Some records:
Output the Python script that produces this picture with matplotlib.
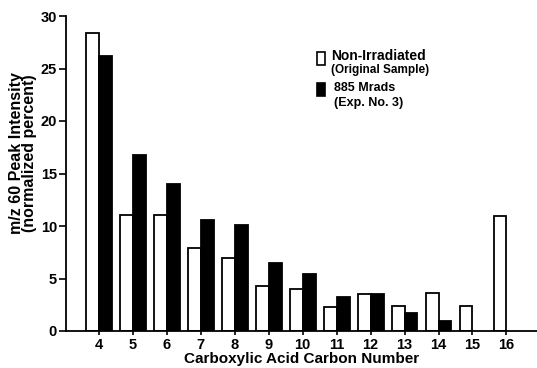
import numpy as np
import matplotlib.pyplot as plt
from matplotlib.patches import Rectangle

plt.rcParams['font.family'] = ['Liberation Sans', 'DejaVu Sans']
plt.rcParams['font.weight'] = 'bold'

carbons = [4, 5, 6, 7, 8, 9, 10, 11, 12, 13, 14, 15, 16]
non_irr = [28.4, 11.05, 11.05, 7.9, 7.0, 4.3, 4.0, 2.25, 3.5, 2.4, 3.6, 2.4, 10.95]
mrads = [26.2, 16.8, 14.0, 10.6, 10.05, 6.5, 5.45, 3.2, 3.5, 1.75, 0.95, 0, 0]

fig = plt.figure(figsize=(5.37, 3.68), dpi=100)
ax = fig.add_axes([66/537, 37/368, 1 - 66/537, 315/368])

x = np.array(carbons)
w = 0.38
ax.bar(x - w/2, non_irr, w, color='white', edgecolor='black', linewidth=1.3)
ax.bar(x[:11] + w/2, mrads[:11], w, color='black', edgecolor='black', linewidth=1.3)

ax.set_xlim(3.03, 16.9)
ax.set_ylim(0, 30)
ax.set_xticks(carbons)
ax.set_yticks([0, 5, 10, 15, 20, 25, 30])
ax.tick_params(axis='both', labelsize=10.5, width=1.2, length=5, direction='out')
ax.tick_params(axis='y', pad=1.5)
ax.tick_params(axis='x', length=3, pad=2)
for sp in ['top', 'right']:
    ax.spines[sp].set_visible(False)
for sp in ['left', 'bottom']:
    ax.spines[sp].set_linewidth(1.3)

ax.set_xlabel('Carboxylic Acid Carbon Number', fontsize=11, fontweight='bold', labelpad=0)
fig.text(23/537, 1 - 153/368, 'm/z 60 Peak Intensity\n(normalized percent)', fontsize=11.5,
         fontweight='bold', rotation=90, ha='center', va='center', linespacing=0.9)

# legend drawn by hand
fig.patches.append(Rectangle((317/537, 1 - 65/368), 8/537, 13/368, transform=fig.transFigure,
                             facecolor='white', edgecolor='black', linewidth=1.2))
fig.patches.append(Rectangle((317/537, 1 - 96/368), 8/537, 13/368, transform=fig.transFigure,
                             facecolor='black', edgecolor='black', linewidth=1.2))
fig.text(331/537, 1 - 56/368, 'Non-Irradiated', fontsize=10, fontweight='bold', va='center')
fig.text(331/537, 1 - 70/368, '(Original Sample)', fontsize=8.5, fontweight='bold', va='center')
fig.text(334/537, 1 - 88/368, '885 Mrads', fontsize=9, fontweight='bold', va='center')
fig.text(334/537, 1 - 103/368, '(Exp. No. 3)', fontsize=9, fontweight='bold', va='center')

fig.savefig('out.png', dpi=100)
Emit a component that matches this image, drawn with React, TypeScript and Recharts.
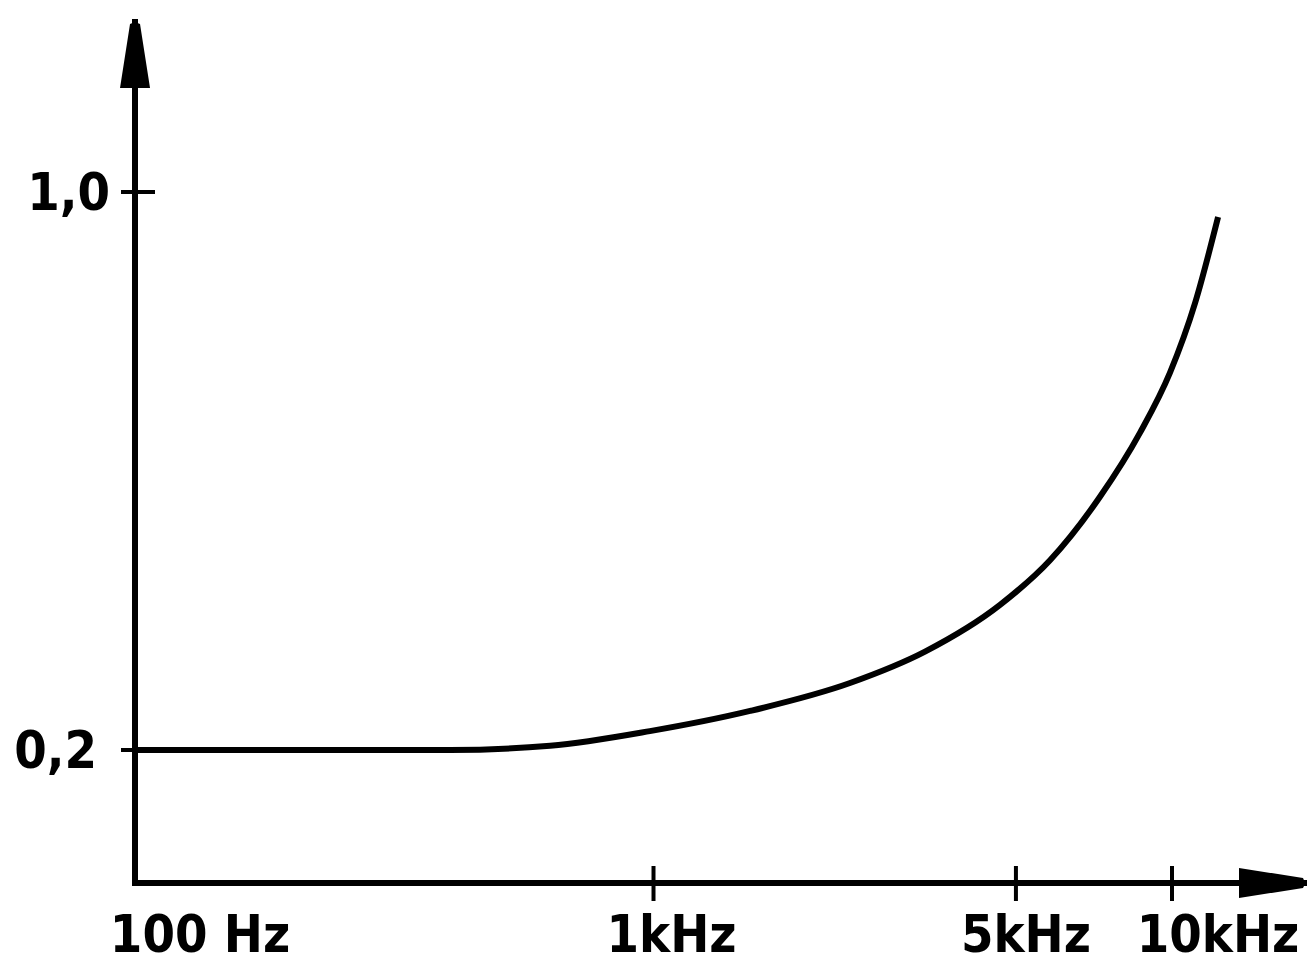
import { LineChart, Line, XAxis, YAxis } from "recharts";

// response curve (frequency in Hz, relative value)
const freqHz = [100, 208, 405, 632, 984, 1536, 2393, 3339, 4659, 5817, 7262, 8677, 9911, 11080, 12270];
const gain = [0.2, 0.2, 0.2, 0.206, 0.227, 0.256, 0.296, 0.341, 0.408, 0.472, 0.563, 0.655, 0.741, 0.841, 0.964];

const xTicks = [100, 1000, 5000, 10000];
const xTickLabels = ["100 Hz", "1kHz", "5kHz", "10kHz"];
const yTicks = [0.2, 1.0];
const yTickLabels = ["0,2", "1,0"];

const data = freqHz.map((f, i) => ({ f, g: gain[i] }));

const FONT = "'DejaVu Sans Condensed', 'DejaVu Sans', sans-serif";

// labels in the drawing sit a bit off their tick marks
const xLabelDx: Record<number, number> = { 100: 65, 1000: 18, 5000: 10, 10000: 46 };
const yLabelDx: Record<number, number> = { 0.2: -8, 1: 5 };

function XTick(props: any) {
  const { x, y, payload } = props;
  const v = payload.value;
  const i = xTicks.indexOf(v);
  return (
    <g>
      {v !== 100 && (
        <line x1={x} x2={x} y1={y - 17} y2={y + 18} stroke="#000" strokeWidth={4} />
      )}
      <text
        x={x + xLabelDx[v]}
        y={y + 69}
        textAnchor="middle"
        fill="#000"
        fontFamily={FONT}
        fontWeight="bold"
        fontSize={52}
      >
        {xTickLabels[i]}
      </text>
    </g>
  );
}

function YTick(props: any) {
  const { x, y, payload } = props;
  const v = payload.value;
  const i = yTicks.indexOf(v);
  return (
    <g>
      <line x1={x - 14} x2={x + 20} y1={y} y2={y} stroke="#000" strokeWidth={4} />
      <text
        x={x - 30 + (yLabelDx[v] ?? 0)}
        y={y + 18}
        textAnchor="end"
        fill="#000"
        fontFamily={FONT}
        fontWeight="bold"
        fontSize={52}
      >
        {yTickLabels[i]}
      </text>
    </g>
  );
}

export default function App() {
  return (
    <div style={{ position: "absolute", left: 0, top: 0, width: 1307, height: 966, background: "#fff" }}>
      <svg width={0} height={0} style={{ position: "absolute" }}>
        <defs>
          <marker
            id="arrowhead"
            markerWidth={70}
            markerHeight={32}
            refX={66}
            refY={15}
            orient="auto-start-reverse"
            markerUnits="userSpaceOnUse"
          >
            <path d="M0,0 L64,10 Q67,15 64,20 L0,30 Z" fill="#000" />
          </marker>
        </defs>
      </svg>
      <LineChart width={1307} height={966} data={data} margin={{ top: 22, right: 2, bottom: 0, left: 0 }}>
        <XAxis
          dataKey="f"
          type="number"
          scale="log"
          domain={[100, 18050]}
          allowDataOverflow
          ticks={xTicks}
          interval={0}
          height={83}
          tickSize={0}
          tickMargin={0}
          tickLine={false}
          axisLine={{ stroke: "#000", strokeWidth: 6, strokeLinecap: "square", markerEnd: "url(#arrowhead)" }}
          tick={XTick}
        />
        <YAxis
          type="number"
          domain={[0.0093, 1.2437]}
          allowDataOverflow
          ticks={yTicks}
          interval={0}
          width={135}
          tickSize={0}
          tickMargin={0}
          tickLine={false}
          axisLine={{ stroke: "#000", strokeWidth: 6, strokeLinecap: "square", markerStart: "url(#arrowhead)" }}
          tick={YTick}
        />
        <Line
          dataKey="g"
          type="monotone"
          stroke="#000"
          strokeWidth={6}
          dot={false}
          activeDot={false}
          isAnimationActive={false}
        />
      </LineChart>
    </div>
  );
}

**Your instructions:**
Your task is to reproduce the entries above word for word, from the first line through the line with "0.95, 0, 0]", and please leave out any pictures.

**Final answer:**
Output the Python script that produces this picture with matplotlib.
import numpy as np
import matplotlib.pyplot as plt
from matplotlib.patches import Rectangle

plt.rcParams['font.family'] = ['Liberation Sans', 'DejaVu Sans']
plt.rcParams['font.weight'] = 'bold'

carbons = [4, 5, 6, 7, 8, 9, 10, 11, 12, 13, 14, 15, 16]
non_irr = [28.4, 11.05, 11.05, 7.9, 7.0, 4.3, 4.0, 2.25, 3.5, 2.4, 3.6, 2.4, 10.95]
mrads = [26.2, 16.8, 14.0, 10.6, 10.05, 6.5, 5.45, 3.2, 3.5, 1.75, 0.95, 0, 0]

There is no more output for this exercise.